>> START Dataset extract
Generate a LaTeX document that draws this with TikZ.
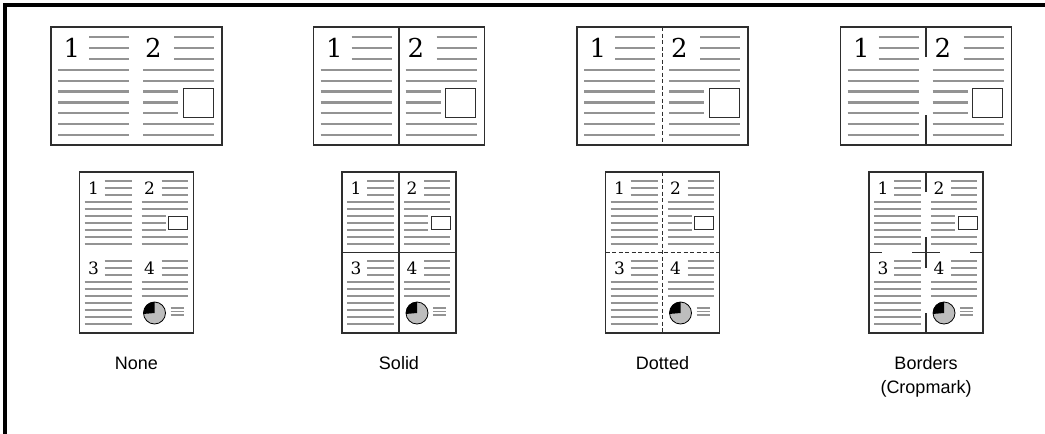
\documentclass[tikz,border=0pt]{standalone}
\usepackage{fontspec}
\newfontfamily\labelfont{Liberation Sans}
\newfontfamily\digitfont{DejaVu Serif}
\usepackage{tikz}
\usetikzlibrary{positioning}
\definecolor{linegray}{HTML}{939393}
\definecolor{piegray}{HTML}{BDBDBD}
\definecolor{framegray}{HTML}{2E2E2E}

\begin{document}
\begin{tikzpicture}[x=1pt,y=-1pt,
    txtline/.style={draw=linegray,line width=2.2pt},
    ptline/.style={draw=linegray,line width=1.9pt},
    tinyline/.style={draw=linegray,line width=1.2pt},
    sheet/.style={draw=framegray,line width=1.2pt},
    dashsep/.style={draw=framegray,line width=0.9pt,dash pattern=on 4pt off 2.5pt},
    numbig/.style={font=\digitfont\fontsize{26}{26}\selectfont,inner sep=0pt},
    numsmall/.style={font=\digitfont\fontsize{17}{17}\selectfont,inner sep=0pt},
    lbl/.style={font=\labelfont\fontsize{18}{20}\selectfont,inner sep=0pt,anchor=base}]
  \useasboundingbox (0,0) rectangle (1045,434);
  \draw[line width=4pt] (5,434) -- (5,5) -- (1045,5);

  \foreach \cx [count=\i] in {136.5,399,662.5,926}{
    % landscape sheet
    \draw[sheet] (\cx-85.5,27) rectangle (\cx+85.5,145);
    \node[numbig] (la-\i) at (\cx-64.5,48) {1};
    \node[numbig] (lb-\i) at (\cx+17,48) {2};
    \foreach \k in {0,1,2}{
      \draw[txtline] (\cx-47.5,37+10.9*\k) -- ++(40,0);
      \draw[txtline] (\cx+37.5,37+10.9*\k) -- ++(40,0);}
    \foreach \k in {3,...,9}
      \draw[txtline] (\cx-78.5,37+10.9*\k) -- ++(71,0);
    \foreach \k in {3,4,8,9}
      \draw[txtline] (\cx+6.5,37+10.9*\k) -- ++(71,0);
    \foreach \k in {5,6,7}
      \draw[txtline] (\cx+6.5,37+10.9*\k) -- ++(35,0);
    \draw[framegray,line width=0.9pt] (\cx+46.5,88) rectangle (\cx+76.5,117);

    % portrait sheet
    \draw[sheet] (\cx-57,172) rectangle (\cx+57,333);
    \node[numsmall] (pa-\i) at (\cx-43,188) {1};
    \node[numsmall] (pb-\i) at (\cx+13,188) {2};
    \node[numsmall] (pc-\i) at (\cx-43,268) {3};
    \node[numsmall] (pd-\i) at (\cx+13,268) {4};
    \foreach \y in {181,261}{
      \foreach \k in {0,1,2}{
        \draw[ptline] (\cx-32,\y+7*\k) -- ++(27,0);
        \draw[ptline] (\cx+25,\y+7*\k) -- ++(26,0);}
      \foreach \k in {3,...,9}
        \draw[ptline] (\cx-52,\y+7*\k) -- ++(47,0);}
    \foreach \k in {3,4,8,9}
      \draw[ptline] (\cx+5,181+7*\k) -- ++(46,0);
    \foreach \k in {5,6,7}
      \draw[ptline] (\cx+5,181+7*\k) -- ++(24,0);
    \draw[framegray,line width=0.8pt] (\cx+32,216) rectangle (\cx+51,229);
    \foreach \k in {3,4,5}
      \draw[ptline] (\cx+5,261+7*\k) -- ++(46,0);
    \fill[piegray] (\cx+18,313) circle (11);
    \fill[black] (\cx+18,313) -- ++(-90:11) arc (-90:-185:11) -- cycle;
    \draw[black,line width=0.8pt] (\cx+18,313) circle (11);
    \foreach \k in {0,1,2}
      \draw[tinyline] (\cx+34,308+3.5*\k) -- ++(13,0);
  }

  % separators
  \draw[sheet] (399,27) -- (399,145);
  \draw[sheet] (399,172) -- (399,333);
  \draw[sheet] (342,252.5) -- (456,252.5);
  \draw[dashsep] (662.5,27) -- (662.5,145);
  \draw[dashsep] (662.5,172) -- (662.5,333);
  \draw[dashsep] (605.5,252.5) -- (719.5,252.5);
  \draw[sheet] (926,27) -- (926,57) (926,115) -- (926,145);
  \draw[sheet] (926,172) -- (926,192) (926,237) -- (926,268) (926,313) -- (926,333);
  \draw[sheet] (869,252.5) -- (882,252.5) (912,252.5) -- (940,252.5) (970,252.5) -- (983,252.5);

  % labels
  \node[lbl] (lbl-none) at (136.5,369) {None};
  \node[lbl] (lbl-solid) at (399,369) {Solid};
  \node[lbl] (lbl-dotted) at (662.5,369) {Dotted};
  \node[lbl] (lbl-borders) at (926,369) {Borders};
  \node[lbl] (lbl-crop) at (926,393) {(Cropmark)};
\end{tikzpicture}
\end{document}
>> END Dataset extract
- Aim -
Repeat all of the data above word for word, minus the pictures.

- Completed task -
Generate a LaTeX document that draws this with TikZ.
\documentclass[tikz,border=0pt]{standalone}
\usepackage{fontspec}
\newfontfamily\labelfont{Liberation Sans}
\newfontfamily\digitfont{DejaVu Serif}
\usepackage{tikz}
\usetikzlibrary{positioning}
\definecolor{linegray}{HTML}{939393}
\definecolor{piegray}{HTML}{BDBDBD}
\definecolor{framegray}{HTML}{2E2E2E}

\begin{document}
\begin{tikzpicture}[x=1pt,y=-1pt,
    txtline/.style={draw=linegray,line width=2.2pt},
    ptline/.style={draw=linegray,line width=1.9pt},
    tinyline/.style={draw=linegray,line width=1.2pt},
    sheet/.style={draw=framegray,line width=1.2pt},
    dashsep/.style={draw=framegray,line width=0.9pt,dash pattern=on 4pt off 2.5pt},
    numbig/.style={font=\digitfont\fontsize{26}{26}\selectfont,inner sep=0pt},
    numsmall/.style={font=\digitfont\fontsize{17}{17}\selectfont,inner sep=0pt},
    lbl/.style={font=\labelfont\fontsize{18}{20}\selectfont,inner sep=0pt,anchor=base}]
  \useasboundingbox (0,0) rectangle (1045,434);
  \draw[line width=4pt] (5,434) -- (5,5) -- (1045,5);

  \foreach \cx [count=\i] in {136.5,399,662.5,926}{
    % landscape sheet
    \draw[sheet] (\cx-85.5,27) rectangle (\cx+85.5,145);
    \node[numbig] (la-\i) at (\cx-64.5,48) {1};
    \node[numbig] (lb-\i) at (\cx+17,48) {2};
    \foreach \k in {0,1,2}{
      \draw[txtline] (\cx-47.5,37+10.9*\k) -- ++(40,0);
      \draw[txtline] (\cx+37.5,37+10.9*\k) -- ++(40,0);}
    \foreach \k in {3,...,9}
      \draw[txtline] (\cx-78.5,37+10.9*\k) -- ++(71,0);
    \foreach \k in {3,4,8,9}
      \draw[txtline] (\cx+6.5,37+10.9*\k) -- ++(71,0);
    \foreach \k in {5,6,7}
      \draw[txtline] (\cx+6.5,37+10.9*\k) -- ++(35,0);
    \draw[framegray,line width=0.9pt] (\cx+46.5,88) rectangle (\cx+76.5,117);

    % portrait sheet
    \draw[sheet] (\cx-57,172) rectangle (\cx+57,333);
    \node[numsmall] (pa-\i) at (\cx-43,188) {1};
    \node[numsmall] (pb-\i) at (\cx+13,188) {2};
    \node[numsmall] (pc-\i) at (\cx-43,268) {3};
    \node[numsmall] (pd-\i) at (\cx+13,268) {4};
    \foreach \y in {181,261}{
      \foreach \k in {0,1,2}{
        \draw[ptline] (\cx-32,\y+7*\k) -- ++(27,0);
        \draw[ptline] (\cx+25,\y+7*\k) -- ++(26,0);}
      \foreach \k in {3,...,9}
        \draw[ptline] (\cx-52,\y+7*\k) -- ++(47,0);}
    \foreach \k in {3,4,8,9}
      \draw[ptline] (\cx+5,181+7*\k) -- ++(46,0);
    \foreach \k in {5,6,7}
      \draw[ptline] (\cx+5,181+7*\k) -- ++(24,0);
    \draw[framegray,line width=0.8pt] (\cx+32,216) rectangle (\cx+51,229);
    \foreach \k in {3,4,5}
      \draw[ptline] (\cx+5,261+7*\k) -- ++(46,0);
    \fill[piegray] (\cx+18,313) circle (11);
    \fill[black] (\cx+18,313) -- ++(-90:11) arc (-90:-185:11) -- cycle;
    \draw[black,line width=0.8pt] (\cx+18,313) circle (11);
    \foreach \k in {0,1,2}
      \draw[tinyline] (\cx+34,308+3.5*\k) -- ++(13,0);
  }

  % separators
  \draw[sheet] (399,27) -- (399,145);
  \draw[sheet] (399,172) -- (399,333);
  \draw[sheet] (342,252.5) -- (456,252.5);
  \draw[dashsep] (662.5,27) -- (662.5,145);
  \draw[dashsep] (662.5,172) -- (662.5,333);
  \draw[dashsep] (605.5,252.5) -- (719.5,252.5);
  \draw[sheet] (926,27) -- (926,57) (926,115) -- (926,145);
  \draw[sheet] (926,172) -- (926,192) (926,237) -- (926,268) (926,313) -- (926,333);
  \draw[sheet] (869,252.5) -- (882,252.5) (912,252.5) -- (940,252.5) (970,252.5) -- (983,252.5);

  % labels
  \node[lbl] (lbl-none) at (136.5,369) {None};
  \node[lbl] (lbl-solid) at (399,369) {Solid};
  \node[lbl] (lbl-dotted) at (662.5,369) {Dotted};
  \node[lbl] (lbl-borders) at (926,369) {Borders};
  \node[lbl] (lbl-crop) at (926,393) {(Cropmark)};
\end{tikzpicture}
\end{document}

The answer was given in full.